§ What you should do:
Pictures stay out of the copy; restate everything else in the material exactly.

========

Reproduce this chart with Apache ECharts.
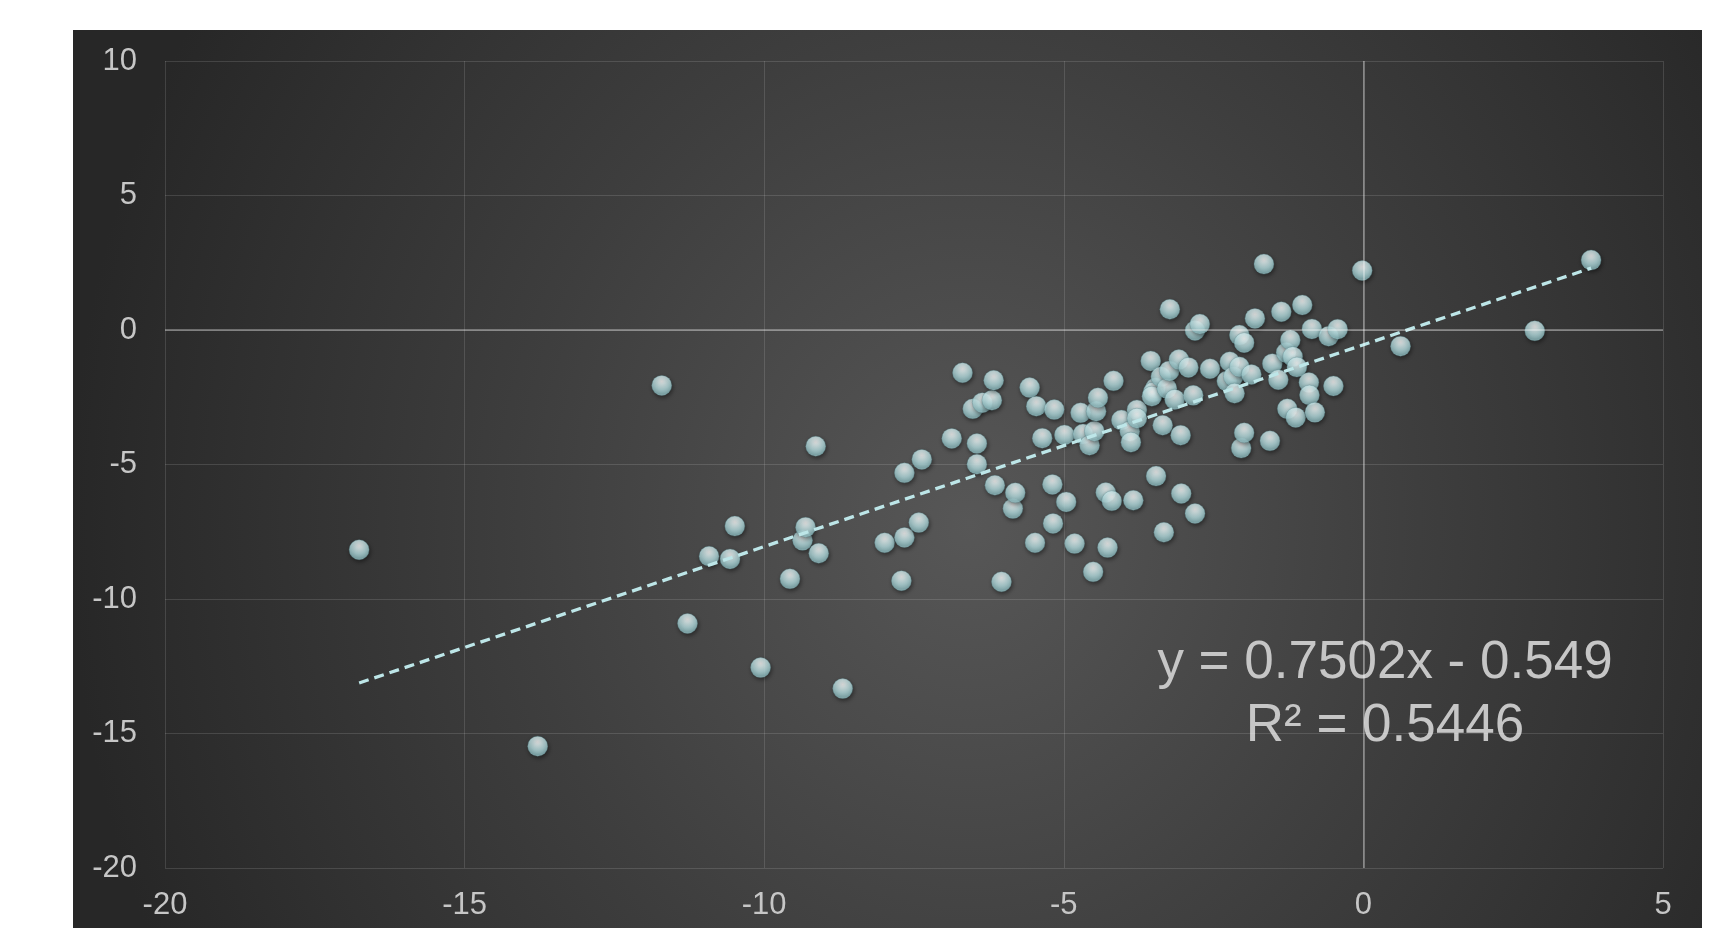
<!DOCTYPE html>
<html>
<head>
<meta charset="utf-8">
<script src="https://cdn.jsdelivr.net/npm/echarts@6/dist/echarts.min.js"></script>
<style>
  html, body { margin: 0; padding: 0; background: #ffffff; width: 1733px; height: 928px; overflow: hidden; }
  #chart {
    position: absolute; left: 73px; top: 30px; width: 1629px; height: 898px;
    background: radial-gradient(ellipse 900px 1000px at 55% 55%, #575757 0%, #3e3e3e 50%, #272727 100%);
  }
</style>
</head>
<body>
<div id="chart"></div>
<script>
// Observations: x and y values of each point
const xValues = [
  -16.76, -13.78, -11.71, -11.28, -10.92, -10.57, -10.49, -10.06, -9.57, -9.36,
  -9.31, -9.14, -9.09, -8.69, -7.99, -7.71, -7.66, -7.66, -7.42, -7.37,
  -6.87, -6.69, -6.52, -6.45, -6.45, -6.36, -6.20, -6.17, -6.15, -6.04,
  -5.85, -5.81, -5.57, -5.48, -5.46, -5.36, -5.19, -5.18, -5.16, -4.99,
  -4.96, -4.82, -4.72, -4.68, -4.57, -4.51, -4.49, -4.46, -4.43, -4.30,
  -4.27, -4.20, -4.17, -4.04, -3.90, -3.88, -3.84, -3.78, -3.78, -3.55,
  -3.47, -3.51, -3.53, -3.46, -3.38, -3.35, -3.33, -3.28, -3.24, -3.23,
  -3.15, -3.08, -3.05, -3.04, -2.92, -2.84, -2.81, -2.81, -2.73, -2.56,
  -2.28, -2.23, -2.17, -2.15, -2.07, -2.07, -2.04, -1.99, -1.99, -1.87,
  -1.81, -1.66, -1.56, -1.52, -1.42, -1.37, -1.29, -1.27, -1.22, -1.18,
  -1.13, -1.11, -1.02, -0.91, -0.90, -0.86, -0.81, -0.58, -0.50, -0.43,
  -0.02, 0.62, 2.86, 3.80
];
const yValues = [
  -8.17, -15.47, -2.06, -10.91, -8.41, -8.51, -7.29, -12.55, -9.25, -7.82,
  -7.33, -4.32, -8.30, -13.33, -7.91, -9.32, -5.31, -7.71, -7.16, -4.81,
  -4.03, -1.59, -2.93, -4.22, -4.99, -2.70, -2.61, -1.87, -5.77, -9.36,
  -6.64, -6.05, -2.14, -7.91, -2.83, -4.02, -5.74, -7.19, -2.96, -3.90,
  -6.39, -7.94, -3.08, -3.87, -4.28, -8.99, -3.76, -3.02, -2.52, -6.04,
  -8.09, -6.35, -1.89, -3.35, -3.76, -4.17, -6.33, -2.97, -3.28, -1.15,
  -2.15, -2.31, -2.46, -5.43, -1.74, -3.54, -7.52, -2.17, -1.52, 0.77,
  -2.58, -1.10, -3.91, -6.08, -1.39, -2.43, -6.82, -0.02, 0.22, -1.44,
  -1.90, -1.18, -1.73, -2.35, -1.37, -0.19, -4.39, -3.82, -0.47, -1.65,
  0.43, 2.45, -4.12, -1.25, -1.85, 0.68, -0.84, -2.93, -0.37, -0.99,
  -3.25, -1.38, 0.93, -1.95, -2.42, 0.04, -3.06, -0.23, -2.08, 0.03,
  2.21, -0.60, -0.03, 2.60
];

// Axis ticks
const xTicks = [-20, -15, -10, -5, 0, 5];
const yTicks = [-20, -15, -10, -5, 0, 5, 10];

// Linear trend line stated on the chart
const trendSlope = 0.7502;
const trendIntercept = -0.549;
const trendR2 = 0.5446;

const points = xValues.map((x, i) => [x, yValues[i]]);
const xMin = Math.min(...xValues);
const xMax = Math.max(...xValues);
const trendPoints = [
  [xMin, trendSlope * xMin + trendIntercept],
  [xMax, trendSlope * xMax + trendIntercept]
];

const labelFont = "'Liberation Sans', Arial, sans-serif";
const sign = trendIntercept < 0 ? ' - ' : ' + ';
const eqText = 'y = ' + trendSlope.toFixed(4) + 'x' + sign + Math.abs(trendIntercept).toFixed(3);
const r2Text = 'R\u00B2 = ' + trendR2.toFixed(4);

const chart = echarts.init(document.getElementById('chart'), null, { renderer: 'canvas' });

// glossy sphere fill for the markers
const sphere = new echarts.graphic.RadialGradient(0.5, 0.3, 0.72, [
  { offset: 0, color: '#ffffff' },
  { offset: 0.2, color: '#e9fbfc' },
  { offset: 0.55, color: '#bbe3e6' },
  { offset: 0.85, color: '#91c0c4' },
  { offset: 1, color: '#b5dee1' }
]);

chart.setOption({
  backgroundColor: 'transparent',
  animation: false,
  grid: { left: 92, right: 39, top: 31, bottom: 60, containLabel: false },
  xAxis: {
    type: 'value',
    min: xTicks[0],
    max: xTicks[xTicks.length - 1],
    interval: 5,
    axisLine: { show: false },
    axisTick: { show: false },
    splitLine: { show: true, lineStyle: { color: 'rgba(255,255,255,0.13)', width: 1 } },
    axisLabel: { color: '#c6c6c6', fontSize: 31, fontFamily: labelFont, margin: 22 }
  },
  yAxis: {
    type: 'value',
    min: yTicks[0],
    max: yTicks[yTicks.length - 1],
    interval: 5,
    axisLine: { show: false },
    axisTick: { show: false },
    splitLine: { show: true, lineStyle: { color: 'rgba(255,255,255,0.13)', width: 1 } },
    axisLabel: { color: '#c6c6c6', fontSize: 31, fontFamily: labelFont, margin: 28 }
  },
  series: [
    {
      // zero axes drawn across the plot
      type: 'scatter',
      data: [],
      z: 1,
      silent: true,
      markLine: {
        silent: true,
        symbol: 'none',
        label: { show: false },
        lineStyle: { color: 'rgba(255,255,255,0.42)', width: 1.5, type: 'solid' },
        data: [{ xAxis: 0 }, { yAxis: 0 }]
      }
    },
    {
      type: 'scatter',
      data: points,
      z: 2,
      symbol: 'circle',
      symbolSize: 20,
      itemStyle: {
        color: sphere,
        borderColor: 'rgba(90,135,140,0.7)',
        borderWidth: 0.6,
        shadowColor: 'rgba(0,0,0,0.55)',
        shadowBlur: 4,
        shadowOffsetX: 1,
        shadowOffsetY: 2
      }
    },
    {
      type: 'line',
      data: trendPoints,
      z: 3,
      silent: true,
      symbol: 'none',
      lineStyle: { color: '#bde6e8', width: 3.3, type: [10, 6] }
    }
  ],
  graphic: [
    {
      type: 'text',
      x: 1312,
      y: 633,
      silent: true,
      style: {
        text: eqText,
        fill: '#c6c6c6',
        font: "53px 'Liberation Sans', Arial, sans-serif",
        align: 'center',
        verticalAlign: 'middle'
      }
    },
    {
      type: 'text',
      x: 1312,
      y: 696,
      silent: true,
      style: {
        text: r2Text,
        fill: '#c6c6c6',
        font: "53px 'Liberation Sans', Arial, sans-serif",
        align: 'center',
        verticalAlign: 'middle'
      }
    }
  ]
});
</script>
</body>
</html>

========

§ Task result:
Reproduce this chart with Apache ECharts.
<!DOCTYPE html>
<html>
<head>
<meta charset="utf-8">
<script src="https://cdn.jsdelivr.net/npm/echarts@6/dist/echarts.min.js"></script>
<style>
  html, body { margin: 0; padding: 0; background: #ffffff; width: 1733px; height: 928px; overflow: hidden; }
  #chart {
    position: absolute; left: 73px; top: 30px; width: 1629px; height: 898px;
    background: radial-gradient(ellipse 900px 1000px at 55% 55%, #575757 0%, #3e3e3e 50%, #272727 100%);
  }
</style>
</head>
<body>
<div id="chart"></div>
<script>
// Observations: x and y values of each point
const xValues = [
  -16.76, -13.78, -11.71, -11.28, -10.92, -10.57, -10.49, -10.06, -9.57, -9.36,
  -9.31, -9.14, -9.09, -8.69, -7.99, -7.71, -7.66, -7.66, -7.42, -7.37,
  -6.87, -6.69, -6.52, -6.45, -6.45, -6.36, -6.20, -6.17, -6.15, -6.04,
  -5.85, -5.81, -5.57, -5.48, -5.46, -5.36, -5.19, -5.18, -5.16, -4.99,
  -4.96, -4.82, -4.72, -4.68, -4.57, -4.51, -4.49, -4.46, -4.43, -4.30,
  -4.27, -4.20, -4.17, -4.04, -3.90, -3.88, -3.84, -3.78, -3.78, -3.55,
  -3.47, -3.51, -3.53, -3.46, -3.38, -3.35, -3.33, -3.28, -3.24, -3.23,
  -3.15, -3.08, -3.05, -3.04, -2.92, -2.84, -2.81, -2.81, -2.73, -2.56,
  -2.28, -2.23, -2.17, -2.15, -2.07, -2.07, -2.04, -1.99, -1.99, -1.87,
  -1.81, -1.66, -1.56, -1.52, -1.42, -1.37, -1.29, -1.27, -1.22, -1.18,
  -1.13, -1.11, -1.02, -0.91, -0.90, -0.86, -0.81, -0.58, -0.50, -0.43,
  -0.02, 0.62, 2.86, 3.80
];
const yValues = [
  -8.17, -15.47, -2.06, -10.91, -8.41, -8.51, -7.29, -12.55, -9.25, -7.82,
  -7.33, -4.32, -8.30, -13.33, -7.91, -9.32, -5.31, -7.71, -7.16, -4.81,
  -4.03, -1.59, -2.93, -4.22, -4.99, -2.70, -2.61, -1.87, -5.77, -9.36,
  -6.64, -6.05, -2.14, -7.91, -2.83, -4.02, -5.74, -7.19, -2.96, -3.90,
  -6.39, -7.94, -3.08, -3.87, -4.28, -8.99, -3.76, -3.02, -2.52, -6.04,
  -8.09, -6.35, -1.89, -3.35, -3.76, -4.17, -6.33, -2.97, -3.28, -1.15,
  -2.15, -2.31, -2.46, -5.43, -1.74, -3.54, -7.52, -2.17, -1.52, 0.77,
  -2.58, -1.10, -3.91, -6.08, -1.39, -2.43, -6.82, -0.02, 0.22, -1.44,
  -1.90, -1.18, -1.73, -2.35, -1.37, -0.19, -4.39, -3.82, -0.47, -1.65,
  0.43, 2.45, -4.12, -1.25, -1.85, 0.68, -0.84, -2.93, -0.37, -0.99,
  -3.25, -1.38, 0.93, -1.95, -2.42, 0.04, -3.06, -0.23, -2.08, 0.03,
  2.21, -0.60, -0.03, 2.60
];

// Axis ticks
const xTicks = [-20, -15, -10, -5, 0, 5];
const yTicks = [-20, -15, -10, -5, 0, 5, 10];

// Linear trend line stated on the chart
const trendSlope = 0.7502;
const trendIntercept = -0.549;
const trendR2 = 0.5446;

const points = xValues.map((x, i) => [x, yValues[i]]);
const xMin = Math.min(...xValues);
const xMax = Math.max(...xValues);
const trendPoints = [
  [xMin, trendSlope * xMin + trendIntercept],
  [xMax, trendSlope * xMax + trendIntercept]
];

const labelFont = "'Liberation Sans', Arial, sans-serif";
const sign = trendIntercept < 0 ? ' - ' : ' + ';
const eqText = 'y = ' + trendSlope.toFixed(4) + 'x' + sign + Math.abs(trendIntercept).toFixed(3);
const r2Text = 'R\u00B2 = ' + trendR2.toFixed(4);

const chart = echarts.init(document.getElementById('chart'), null, { renderer: 'canvas' });

// glossy sphere fill for the markers
const sphere = new echarts.graphic.RadialGradient(0.5, 0.3, 0.72, [
  { offset: 0, color: '#ffffff' },
  { offset: 0.2, color: '#e9fbfc' },
  { offset: 0.55, color: '#bbe3e6' },
  { offset: 0.85, color: '#91c0c4' },
  { offset: 1, color: '#b5dee1' }
]);

chart.setOption({
  backgroundColor: 'transparent',
  animation: false,
  grid: { left: 92, right: 39, top: 31, bottom: 60, containLabel: false },
  xAxis: {
    type: 'value',
    min: xTicks[0],
    max: xTicks[xTicks.length - 1],
    interval: 5,
    axisLine: { show: false },
    axisTick: { show: false },
    splitLine: { show: true, lineStyle: { color: 'rgba(255,255,255,0.13)', width: 1 } },
    axisLabel: { color: '#c6c6c6', fontSize: 31, fontFamily: labelFont, margin: 22 }
  },
  yAxis: {
    type: 'value',
    min: yTicks[0],
    max: yTicks[yTicks.length - 1],
    interval: 5,
    axisLine: { show: false },
    axisTick: { show: false },
    splitLine: { show: true, lineStyle: { color: 'rgba(255,255,255,0.13)', width: 1 } },
    axisLabel: { color: '#c6c6c6', fontSize: 31, fontFamily: labelFont, margin: 28 }
  },
  series: [
    {
      // zero axes drawn across the plot
      type: 'scatter',
      data: [],
      z: 1,
      silent: true,
      markLine: {
        silent: true,
        symbol: 'none',
        label: { show: false },
        lineStyle: { color: 'rgba(255,255,255,0.42)', width: 1.5, type: 'solid' },
        data: [{ xAxis: 0 }, { yAxis: 0 }]
      }
    },
    {
      type: 'scatter',
      data: points,
      z: 2,
      symbol: 'circle',
      symbolSize: 20,
      itemStyle: {
        color: sphere,
        borderColor: 'rgba(90,135,140,0.7)',
        borderWidth: 0.6,
        shadowColor: 'rgba(0,0,0,0.55)',
        shadowBlur: 4,
        shadowOffsetX: 1,
        shadowOffsetY: 2
      }
    },
    {
      type: 'line',
      data: trendPoints,
      z: 3,
      silent: true,
      symbol: 'none',
      lineStyle: { color: '#bde6e8', width: 3.3, type: [10, 6] }
    }
  ],
  graphic: [
    {
      type: 'text',
      x: 1312,
      y: 633,
      silent: true,
      style: {
        text: eqText,
        fill: '#c6c6c6',
        font: "53px 'Liberation Sans', Arial, sans-serif",
        align: 'center',
        verticalAlign: 'middle'
      }
    },
    {
      type: 'text',
      x: 1312,
      y: 696,
      silent: true,
      style: {
        text: r2Text,
        fill: '#c6c6c6',
        font: "53px 'Liberation Sans', Arial, sans-serif",
        align: 'center',
        verticalAlign: 'middle'
      }
    }
  ]
});
</script>
</body>
</html>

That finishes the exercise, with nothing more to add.